→ Problem to work on
Omit every picture, and retype the lines that run from the beginning of the data below through the line containing "const gradeNames = ['1', '2', '3', '4'];", inclusive.
----- Collected material
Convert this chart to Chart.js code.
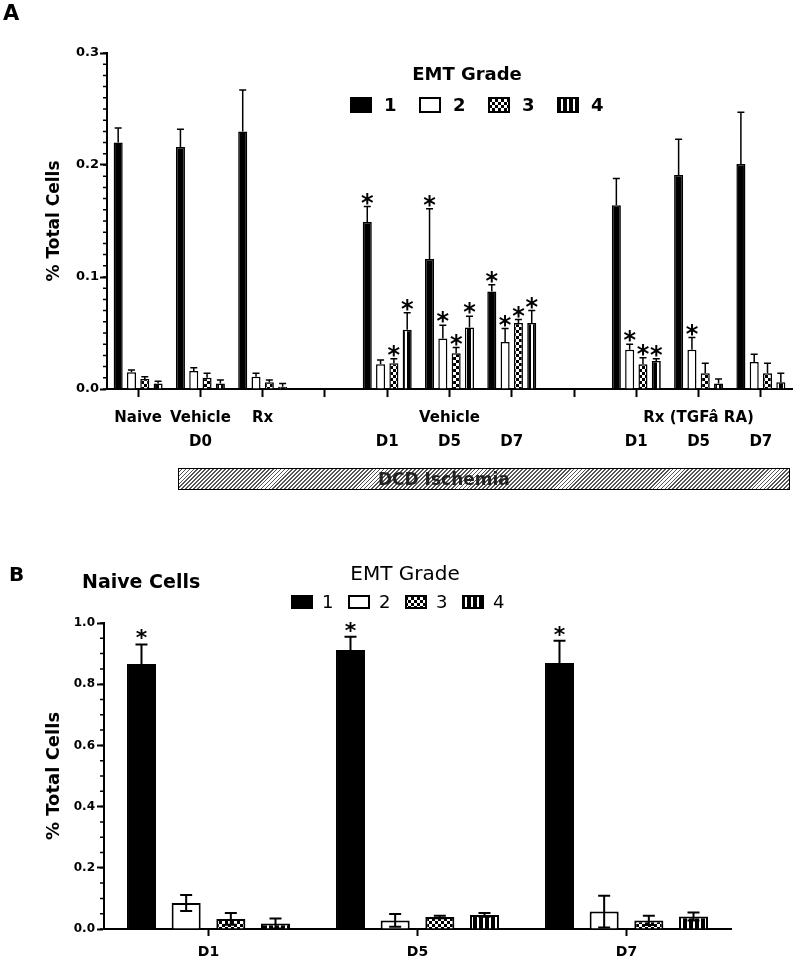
<!DOCTYPE html>
<html>
<head>
<meta charset="utf-8">
<script src="https://cdn.jsdelivr.net/npm/chart.js@4.4.0/dist/chart.umd.min.js"></script>
<style>
  body { margin: 0; background: #fff; }
  #wrap { position: relative; width: 800px; height: 973px; overflow: hidden; }
  canvas { position: absolute; left: 0; }
  #chartA { top: 0; }
  #chartB { top: 540px; }
  #dcd {
    position: absolute; left: 178px; top: 468px; width: 612px; height: 22px;
    box-sizing: border-box; border: 1.5px solid #000;
    background: repeating-linear-gradient(135deg, #fff 0 1.5px, #555 1.5px 2.8px);
    font-family: 'DejaVu Sans', sans-serif; font-size: 17px; font-weight: bold; color: #222;
  }
  #dcd span { position: absolute; left: 199px; top: -1px; line-height: 22px; }
</style>
</head>
<body>
<div id="wrap">
  <canvas id="chartA" width="800" height="500"></canvas>
  <div id="dcd"><span>DCD Ischemia</span></div>
  <canvas id="chartB" width="800" height="433"></canvas>
</div>
<script>
// ---- panel A data (EMT grade, % total cells) ----
const aLabels = [['Naive', ''], ['Vehicle', 'D0'], ['Rx', ''], '', ['', 'D1'], ['Vehicle', 'D5'], ['', 'D7'], '',
  ['', 'D1'], ['Rx (TGFâ RA)', 'D5'], ['', 'D7']];
const gradeNames = ['1', '2', '3', '4'];

const aGrade1 = [0.220, 0.216, 0.230, null, 0.149, 0.116, 0.087, null, 0.164, 0.191, 0.201];
const aGrade2 = [0.015, 0.016, 0.011, null, 0.022, 0.045, 0.042, null, 0.035, 0.035, 0.024];
const aGrade3 = [0.009, 0.010, 0.006, null, 0.023, 0.032, 0.059, null, 0.022, 0.014, 0.014];
const aGrade4 = [0.005, 0.005, 0.002, null, 0.053, 0.055, 0.059, null, 0.025, 0.005, 0.006];

const aErr1 = [0.013, 0.016, 0.037, null, 0.014, 0.045, 0.006, null, 0.024, 0.032, 0.046];
const aErr2 = [0.002, 0.003, 0.003, null, 0.004, 0.012, 0.012, null, 0.005, 0.011, 0.007];
const aErr3 = [0.002, 0.004, 0.002, null, 0.004, 0.005, 0.003, null, 0.006, 0.009, 0.009];
const aErr4 = [0.002, 0.003, 0.003, null, 0.015, 0.010, 0.011, null, 0.002, 0.004, 0.008];

// significance stars
const aStar1 = [0, 0, 0, 0, 1, 1, 1, 0, 0, 0, 0];
const aStar2 = [0, 0, 0, 0, 0, 1, 1, 0, 1, 1, 0];
const aStar3 = [0, 0, 0, 0, 1, 1, 1, 0, 1, 0, 0];
const aStar4 = [0, 0, 0, 0, 1, 1, 1, 0, 1, 0, 0];

const aTicks = [0, 0.1, 0.2, 0.3];

// ---- panel B data (naive cells) ----
const bLabels = ['D1', 'D5', 'D7'];
const bGrade1 = [0.866, 0.912, 0.869];
const bGrade2 = [0.085, 0.028, 0.057];
const bGrade3 = [0.033, 0.039, 0.028];
const bGrade4 = [0.018, 0.046, 0.041];
const bErr1 = [0.064, 0.043, 0.073];
const bErr2 = [0.026, 0.021, 0.052];
const bErr3 = [0.019, 0.004, 0.015];
const bErr4 = [0.016, 0.006, 0.013];
const bStar1 = [1, 1, 1];
const bStar0 = [0, 0, 0];

const FONT = "'DejaVu Sans', sans-serif";
Chart.defaults.font.family = FONT;
Chart.defaults.color = '#000';

function makeFills(ctx) {
  const chk = document.createElement('canvas');
  chk.width = 6; chk.height = 6;
  let g = chk.getContext('2d');
  g.fillStyle = '#fff'; g.fillRect(0, 0, 6, 6);
  g.fillStyle = '#000'; g.fillRect(0, 0, 3, 3); g.fillRect(3, 3, 3, 3);

  const str = document.createElement('canvas');
  str.width = 6; str.height = 6;
  g = str.getContext('2d');
  g.fillStyle = '#000'; g.fillRect(0, 0, 6, 6);
  g.fillStyle = '#fff'; g.fillRect(3, 0, 2, 6);

  return ['#000', '#fff', ctx.createPattern(chk, 'repeat'), ctx.createPattern(str, 'repeat')];
}

// error whiskers + stars
const errorBars = {
  id: 'errorBars',
  afterDatasetsDraw(chart, args, o) {
    const ctx = chart.ctx, y = chart.scales.y;
    chart.data.datasets.forEach((ds, i) => {
      chart.getDatasetMeta(i).data.forEach((bar, j) => {
        const v = ds.data[j];
        if (v == null) return;
        const e = ds.errors[j];
        const yTop = y.getPixelForValue(v + e);
        const yBot = o.both ? y.getPixelForValue(Math.max(v - e, 0)) : bar.y;
        ctx.save();
        ctx.strokeStyle = '#000';
        ctx.lineWidth = o.width;
        ctx.beginPath();
        ctx.moveTo(bar.x, yBot); ctx.lineTo(bar.x, yTop);
        ctx.moveTo(bar.x - o.cap, yTop); ctx.lineTo(bar.x + o.cap, yTop);
        if (o.both) { ctx.moveTo(bar.x - o.cap, yBot); ctx.lineTo(bar.x + o.cap, yBot); }
        ctx.stroke();
        if (ds.stars[j]) {
          ctx.fillStyle = '#000';
          ctx.font = 'bold ' + o.starSize + 'px ' + FONT;
          ctx.textAlign = 'center';
          ctx.textBaseline = 'alphabetic';
          ctx.fillText('*', bar.x, yTop - o.starLift + 0.59 * o.starSize);
        }
        ctx.restore();
      });
    });
  }
};

const minorTicks = {
  id: 'minorTicks',
  afterDraw(chart, args, o) {
    const ctx = chart.ctx, s = chart.scales.y;
    ctx.save();
    ctx.strokeStyle = '#000';
    ctx.lineWidth = 1.5;
    ctx.beginPath();
    const n = Math.round(s.max / o.step);
    for (let k = 0; k <= n; k++) {
      const py = s.getPixelForValue(k * o.step);
      ctx.moveTo(s.right - o.len, py); ctx.lineTo(s.right, py);
    }
    ctx.stroke();
    ctx.restore();
  }
};

const gradeLegend = {
  id: 'gradeLegend',
  afterDraw(chart, args, o) {
    const ctx = chart.ctx;
    ctx.save();
    ctx.fillStyle = '#000';
    ctx.font = o.titleFont;
    ctx.textAlign = 'center';
    ctx.textBaseline = 'alphabetic';
    ctx.fillText('EMT Grade', o.titleX, o.titleY);
    chart.data.datasets.forEach((ds, i) => {
      const bx = o.x + i * o.gap;
      ctx.fillStyle = ds.backgroundColor;
      ctx.fillRect(bx, o.y - o.boxH / 2, o.boxW, o.boxH);
      ctx.strokeStyle = '#000';
      ctx.lineWidth = 2;
      ctx.strokeRect(bx, o.y - o.boxH / 2, o.boxW, o.boxH);
      ctx.fillStyle = '#000';
      ctx.font = o.font;
      ctx.textAlign = 'left';
      ctx.textBaseline = 'middle';
      ctx.fillText(ds.label, bx + o.textOff, o.y + 1);
    });
    ctx.restore();
  }
};

const texts = {
  id: 'texts',
  afterDraw(chart, args, o) {
    const ctx = chart.ctx;
    ctx.save();
    ctx.fillStyle = '#000';
    ctx.textAlign = 'left';
    ctx.textBaseline = 'alphabetic';
    o.items.forEach(t => { ctx.font = t.font; ctx.fillText(t.text, t.x, t.y); });
    ctx.restore();
  }
};

// ---- chart A ----
const ctxA = document.getElementById('chartA').getContext('2d');
const fillsA = makeFills(ctxA);
const aValues = [aGrade1, aGrade2, aGrade3, aGrade4];
const aErrors = [aErr1, aErr2, aErr3, aErr4];
const aStars = [aStar1, aStar2, aStar3, aStar4];

new Chart(ctxA, {
  type: 'bar',
  data: {
    labels: aLabels,
    datasets: gradeNames.map((g, i) => ({
      label: g,
      data: aValues[i],
      errors: aErrors[i],
      stars: aStars[i],
      backgroundColor: fillsA[i],
      borderColor: '#000',
      borderWidth: 1.5,
      categoryPercentage: 0.855,
      barPercentage: 0.68
    }))
  },
  options: {
    responsive: false,
    animation: false,
    layout: { padding: { left: 40, right: 8, top: 53, bottom: 0 } },
    plugins: {
      legend: { display: false },
      tooltip: { enabled: false },
      errorBars: { width: 1.5, cap: 3.5, both: false, starSize: 24, starLift: 10 },
      minorTicks: { step: 0.01, len: 4 },
      gradeLegend: { titleX: 467, titleY: 80, titleFont: 'bold 18px ' + FONT, font: 'bold 18px ' + FONT,
        x: 351, y: 105, gap: 69, boxW: 20, boxH: 14, textOff: 33 },
      texts: { items: [{ text: 'A', x: 3, y: 20, font: 'bold 21px ' + FONT }] }
    },
    scales: {
      x: {
        grid: { offset: false, drawOnChartArea: false, tickLength: 8, tickWidth: 2, tickColor: '#000' },
        border: { color: '#000', width: 2 },
        ticks: { color: '#000', font: { size: 15, weight: 'bold', lineHeight: 1.6 }, padding: 9,
          maxRotation: 0, minRotation: 0, autoSkip: false },
        afterFit: s => { s.height = 111; }
      },
      y: {
        min: 0, max: 0.3,
        afterBuildTicks: s => { s.ticks = aTicks.map(v => ({ value: v })); },
        ticks: { color: '#000', font: { size: 13, weight: 'bold' }, padding: 1, callback: v => Number(v).toFixed(1) },
        grid: { drawOnChartArea: false, tickLength: 7, tickWidth: 2, tickColor: '#000' },
        border: { color: '#000', width: 2 },
        title: { display: true, text: '% Total Cells', color: '#000', font: { size: 17, weight: 'bold' } },
        afterFit: s => { s.width = 67; }
      }
    }
  },
  plugins: [errorBars, minorTicks, gradeLegend, texts]
});

// ---- chart B ----
const ctxB = document.getElementById('chartB').getContext('2d');
const fillsB = makeFills(ctxB);
const bValues = [bGrade1, bGrade2, bGrade3, bGrade4];
const bErrors = [bErr1, bErr2, bErr3, bErr4];
const bStars = [bStar1, bStar0, bStar0, bStar0];
const bTicks = [0, 0.2, 0.4, 0.6, 0.8, 1.0];

new Chart(ctxB, {
  type: 'bar',
  data: {
    labels: bLabels,
    datasets: gradeNames.map((g, i) => ({
      label: g,
      data: bValues[i],
      errors: bErrors[i],
      stars: bStars[i],
      backgroundColor: fillsB[i],
      borderColor: '#000',
      borderWidth: 2,
      categoryPercentage: 0.855,
      barPercentage: 0.65
    }))
  },
  options: {
    responsive: false,
    animation: false,
    layout: { padding: { left: 40, right: 69, top: 83, bottom: 0 } },
    plugins: {
      legend: { display: false },
      tooltip: { enabled: false },
      errorBars: { width: 2, cap: 6, both: true, starSize: 22, starLift: 12 },
      minorTicks: { step: 0.05, len: 4 },
      gradeLegend: { titleX: 405, titleY: 40, titleFont: '20px ' + FONT, font: '18px ' + FONT,
        x: 292, y: 62, gap: 57, boxW: 20, boxH: 12, textOff: 30 },
      texts: { items: [
        { text: 'B', x: 9, y: 41, font: 'bold 20px ' + FONT },
        { text: 'Naive Cells', x: 82, y: 48, font: 'bold 19px ' + FONT }
      ] }
    },
    scales: {
      x: {
        grid: { offset: false, drawOnChartArea: false, tickLength: 7, tickWidth: 2, tickColor: '#000' },
        border: { color: '#000', width: 2 },
        ticks: { color: '#000', font: { size: 14, weight: 'bold' }, padding: 8, maxRotation: 0 },
        afterFit: s => { s.height = 44; }
      },
      y: {
        min: 0, max: 1,
        afterBuildTicks: s => { s.ticks = bTicks.map(v => ({ value: v })); },
        ticks: { color: '#000', font: { size: 12, weight: 'bold' }, padding: 2, callback: v => Number(v).toFixed(1) },
        grid: { drawOnChartArea: false, tickLength: 7, tickWidth: 2, tickColor: '#000' },
        border: { color: '#000', width: 2 },
        title: { display: true, text: '% Total Cells', color: '#000', font: { size: 18, weight: 'bold' } },
        afterFit: s => { s.width = 64; }
      }
    }
  },
  plugins: [errorBars, minorTicks, gradeLegend, texts]
});
</script>
</body>
</html>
----------
→ Final result
Convert this chart to Chart.js code.
<!DOCTYPE html>
<html>
<head>
<meta charset="utf-8">
<script src="https://cdn.jsdelivr.net/npm/chart.js@4.4.0/dist/chart.umd.min.js"></script>
<style>
  body { margin: 0; background: #fff; }
  #wrap { position: relative; width: 800px; height: 973px; overflow: hidden; }
  canvas { position: absolute; left: 0; }
  #chartA { top: 0; }
  #chartB { top: 540px; }
  #dcd {
    position: absolute; left: 178px; top: 468px; width: 612px; height: 22px;
    box-sizing: border-box; border: 1.5px solid #000;
    background: repeating-linear-gradient(135deg, #fff 0 1.5px, #555 1.5px 2.8px);
    font-family: 'DejaVu Sans', sans-serif; font-size: 17px; font-weight: bold; color: #222;
  }
  #dcd span { position: absolute; left: 199px; top: -1px; line-height: 22px; }
</style>
</head>
<body>
<div id="wrap">
  <canvas id="chartA" width="800" height="500"></canvas>
  <div id="dcd"><span>DCD Ischemia</span></div>
  <canvas id="chartB" width="800" height="433"></canvas>
</div>
<script>
// ---- panel A data (EMT grade, % total cells) ----
const aLabels = [['Naive', ''], ['Vehicle', 'D0'], ['Rx', ''], '', ['', 'D1'], ['Vehicle', 'D5'], ['', 'D7'], '',
  ['', 'D1'], ['Rx (TGFâ RA)', 'D5'], ['', 'D7']];
const gradeNames = ['1', '2', '3', '4'];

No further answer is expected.